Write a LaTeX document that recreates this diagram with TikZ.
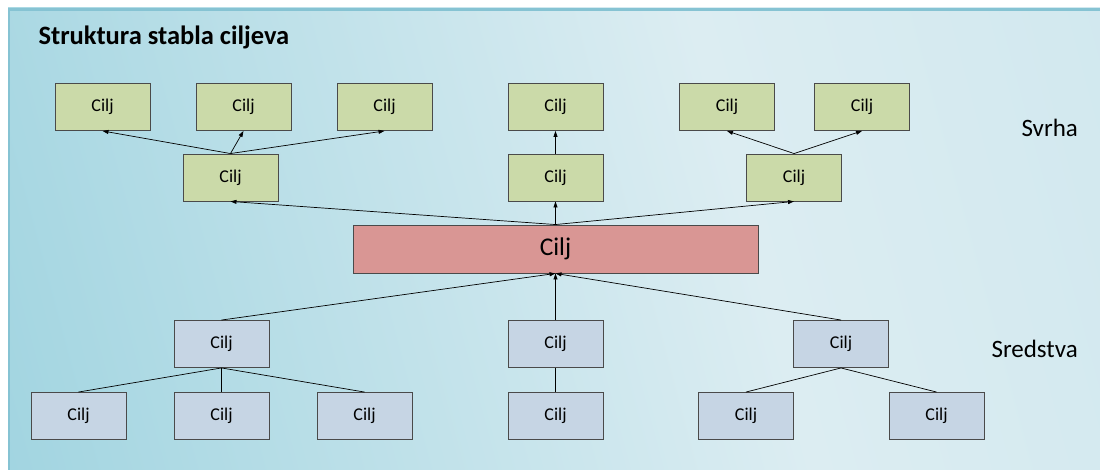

...

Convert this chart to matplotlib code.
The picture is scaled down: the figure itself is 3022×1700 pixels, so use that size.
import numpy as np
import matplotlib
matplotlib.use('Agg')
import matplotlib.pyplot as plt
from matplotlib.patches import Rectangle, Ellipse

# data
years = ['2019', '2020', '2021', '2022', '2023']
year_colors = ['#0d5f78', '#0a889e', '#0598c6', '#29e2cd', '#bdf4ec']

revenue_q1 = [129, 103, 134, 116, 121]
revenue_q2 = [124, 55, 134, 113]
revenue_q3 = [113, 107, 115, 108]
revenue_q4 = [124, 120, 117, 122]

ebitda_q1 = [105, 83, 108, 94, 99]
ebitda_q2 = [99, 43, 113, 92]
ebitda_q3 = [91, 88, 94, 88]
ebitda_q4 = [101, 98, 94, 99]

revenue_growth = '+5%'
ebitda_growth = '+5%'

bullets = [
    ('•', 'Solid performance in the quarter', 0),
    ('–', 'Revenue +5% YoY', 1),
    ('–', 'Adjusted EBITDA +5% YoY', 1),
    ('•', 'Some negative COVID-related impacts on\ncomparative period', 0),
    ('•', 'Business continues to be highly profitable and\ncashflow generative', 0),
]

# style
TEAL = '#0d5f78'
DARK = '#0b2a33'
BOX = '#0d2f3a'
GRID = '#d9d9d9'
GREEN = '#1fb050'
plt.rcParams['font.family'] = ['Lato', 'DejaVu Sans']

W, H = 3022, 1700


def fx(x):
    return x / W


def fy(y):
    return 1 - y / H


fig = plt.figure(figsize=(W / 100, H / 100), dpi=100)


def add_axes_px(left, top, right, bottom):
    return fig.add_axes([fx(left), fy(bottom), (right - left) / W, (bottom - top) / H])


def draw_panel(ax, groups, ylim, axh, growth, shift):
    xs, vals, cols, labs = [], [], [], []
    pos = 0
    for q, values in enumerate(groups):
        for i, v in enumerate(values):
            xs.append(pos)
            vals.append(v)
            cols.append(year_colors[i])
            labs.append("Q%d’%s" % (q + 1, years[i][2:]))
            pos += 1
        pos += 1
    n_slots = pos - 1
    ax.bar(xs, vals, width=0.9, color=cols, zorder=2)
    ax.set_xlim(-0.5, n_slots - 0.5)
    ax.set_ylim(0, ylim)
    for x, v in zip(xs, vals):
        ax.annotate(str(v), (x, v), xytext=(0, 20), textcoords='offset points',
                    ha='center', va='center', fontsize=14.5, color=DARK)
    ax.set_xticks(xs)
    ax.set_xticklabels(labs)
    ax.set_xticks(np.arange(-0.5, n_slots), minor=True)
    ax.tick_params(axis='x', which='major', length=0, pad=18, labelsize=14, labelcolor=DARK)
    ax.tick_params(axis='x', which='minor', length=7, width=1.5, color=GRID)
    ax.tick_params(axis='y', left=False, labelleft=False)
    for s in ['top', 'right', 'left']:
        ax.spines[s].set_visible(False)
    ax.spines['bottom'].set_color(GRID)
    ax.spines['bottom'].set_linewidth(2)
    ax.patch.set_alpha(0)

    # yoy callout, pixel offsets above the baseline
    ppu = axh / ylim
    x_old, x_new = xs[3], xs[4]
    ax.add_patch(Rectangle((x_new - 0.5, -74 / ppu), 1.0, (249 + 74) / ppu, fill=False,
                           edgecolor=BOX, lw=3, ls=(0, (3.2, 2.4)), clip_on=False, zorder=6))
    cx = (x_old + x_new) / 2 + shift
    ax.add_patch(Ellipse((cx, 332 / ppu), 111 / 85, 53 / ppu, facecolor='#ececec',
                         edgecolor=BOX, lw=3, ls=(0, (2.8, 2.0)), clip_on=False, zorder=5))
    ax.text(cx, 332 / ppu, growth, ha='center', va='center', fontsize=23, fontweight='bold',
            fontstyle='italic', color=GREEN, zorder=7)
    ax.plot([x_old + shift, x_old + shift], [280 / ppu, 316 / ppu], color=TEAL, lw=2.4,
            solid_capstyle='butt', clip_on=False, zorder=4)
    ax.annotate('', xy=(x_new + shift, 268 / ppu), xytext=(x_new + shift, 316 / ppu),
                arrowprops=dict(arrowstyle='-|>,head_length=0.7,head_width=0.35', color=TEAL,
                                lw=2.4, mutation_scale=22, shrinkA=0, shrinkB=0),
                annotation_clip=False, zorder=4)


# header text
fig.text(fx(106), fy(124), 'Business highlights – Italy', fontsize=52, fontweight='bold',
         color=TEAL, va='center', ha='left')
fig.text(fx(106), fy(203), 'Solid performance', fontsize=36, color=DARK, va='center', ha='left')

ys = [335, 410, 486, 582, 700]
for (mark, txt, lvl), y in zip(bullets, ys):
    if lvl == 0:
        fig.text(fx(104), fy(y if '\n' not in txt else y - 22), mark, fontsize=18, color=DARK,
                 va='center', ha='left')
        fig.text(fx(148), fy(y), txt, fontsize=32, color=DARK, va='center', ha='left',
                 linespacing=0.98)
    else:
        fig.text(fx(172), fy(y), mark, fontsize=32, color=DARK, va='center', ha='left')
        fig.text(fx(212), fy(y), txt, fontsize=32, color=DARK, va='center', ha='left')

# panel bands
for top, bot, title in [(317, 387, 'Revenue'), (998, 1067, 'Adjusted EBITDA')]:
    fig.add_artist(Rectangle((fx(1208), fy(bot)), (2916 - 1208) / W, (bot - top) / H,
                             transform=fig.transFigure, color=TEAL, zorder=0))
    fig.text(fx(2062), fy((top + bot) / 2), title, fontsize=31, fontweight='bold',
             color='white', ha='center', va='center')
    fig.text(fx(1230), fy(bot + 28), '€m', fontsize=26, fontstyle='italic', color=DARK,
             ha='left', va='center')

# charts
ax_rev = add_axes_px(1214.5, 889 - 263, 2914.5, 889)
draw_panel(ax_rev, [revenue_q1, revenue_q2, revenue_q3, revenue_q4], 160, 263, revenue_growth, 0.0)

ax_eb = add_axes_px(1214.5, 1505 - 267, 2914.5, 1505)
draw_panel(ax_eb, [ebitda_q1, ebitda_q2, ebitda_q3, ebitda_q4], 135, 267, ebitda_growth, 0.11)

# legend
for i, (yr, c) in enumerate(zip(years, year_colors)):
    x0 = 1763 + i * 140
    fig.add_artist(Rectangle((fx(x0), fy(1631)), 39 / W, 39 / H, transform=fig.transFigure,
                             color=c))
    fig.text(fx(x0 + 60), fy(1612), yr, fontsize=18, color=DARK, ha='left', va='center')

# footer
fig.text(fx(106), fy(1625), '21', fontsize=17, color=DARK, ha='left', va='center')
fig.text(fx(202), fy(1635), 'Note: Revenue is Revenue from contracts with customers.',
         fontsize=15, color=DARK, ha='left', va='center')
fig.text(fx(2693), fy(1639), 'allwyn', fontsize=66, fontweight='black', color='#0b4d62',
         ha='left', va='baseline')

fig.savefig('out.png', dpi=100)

What this task involves: Scan the lines for the string "matplotlib". Pick out every line that has it.

The answer:
Convert this chart to matplotlib code.
import matplotlib
matplotlib.use('Agg')
import matplotlib.pyplot as plt
from matplotlib.patches import Rectangle, Ellipse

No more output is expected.